Susan Granger’s review of Steve Solomon’s show and evening at Foxwoods Resort & Casino
Forget about driving to Atlantic City or flying to Las Vegas, Foxwoods delivers it all – right here in Connecticut. Conveniently located off I-95, the Northeast’s largest resort casino offers not only superb accommodations and excellent dining but also top-notch entertainment.
Like Steve Solomon’s “My Mother’s Jewish, My Father’s Italian and I am in Therapy” – in which comedian Solomon regales the audience for 90 minutes with hilarious ethnic stories about his fractured family while he’s ostensibly waiting in his therapist’s office. At the end of WWII, his Jewish GI father brought home an Italian war bride, but the two families never got over the culturally mixed-marriage. This one-man show ran for two years in New York, which is not surprising since he riffs on his Brooklyn roots and life as a physics teacher on Long Island. Now, Solomon’s touring the United States. Clad informally in a blazer, he artfully involves spectators as he jokes about his increasingly deaf parents, his chain-smoking sister and terminally stupid cousin, while doing vocal imitations of each of these characters, as well as sound effects. His receptive audience convulses with laughter.
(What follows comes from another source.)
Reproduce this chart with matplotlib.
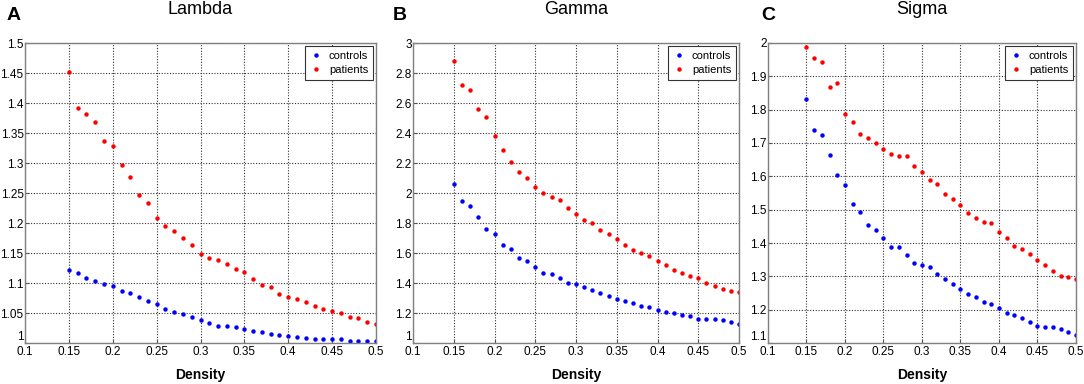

But before heading to see whoever’s headlining at the Fox Theater, be sure to schedule a sumptuous dinner at Cedars Steak House, where Mark can regale you with his up-close-and-personal Sinatra stories while Shawn supervises the impeccable staff. Entrees include delicious double-cut Colorado lamb chops with fresh herb demi-glace (which we had), an array of seafood, including Maine lobsters, along with steaks and prime rib. Cedars is the perfect place for a family gathering or to celebrate a special occasion.
If you’re staying at the impressive Grand Pequot Tower, your car will be whisked away to free valet parking while you’re greeted by a friendly front desk attendant. The reasonably priced rooms and bathrooms are spacious and scrupulously clean, offering a breath-taking panorama of the surrounding forest. You have free access to a well-equipped gym and pool, and you can choose from an array of luxurious spa treatments. The Foxwoods Rewards Card enables you to earn points while playing your favorite slot machine and table game, including Bingo, Keno, Poker or Race Book. The only downside is the smoke-filled air. While we slept comfortably on a non-smoking floor, Foxwoods’ many gaming casinos reek with cigarette smoke, including the so-called smoke-free Rainmaker casino, which is only open on weekends.
Foxwoods is owned and operated by the Mashantucket Pequot Tribal Nation, a native Algonquin people known for their tenacity and spirit of survival in southeastern Connecticut.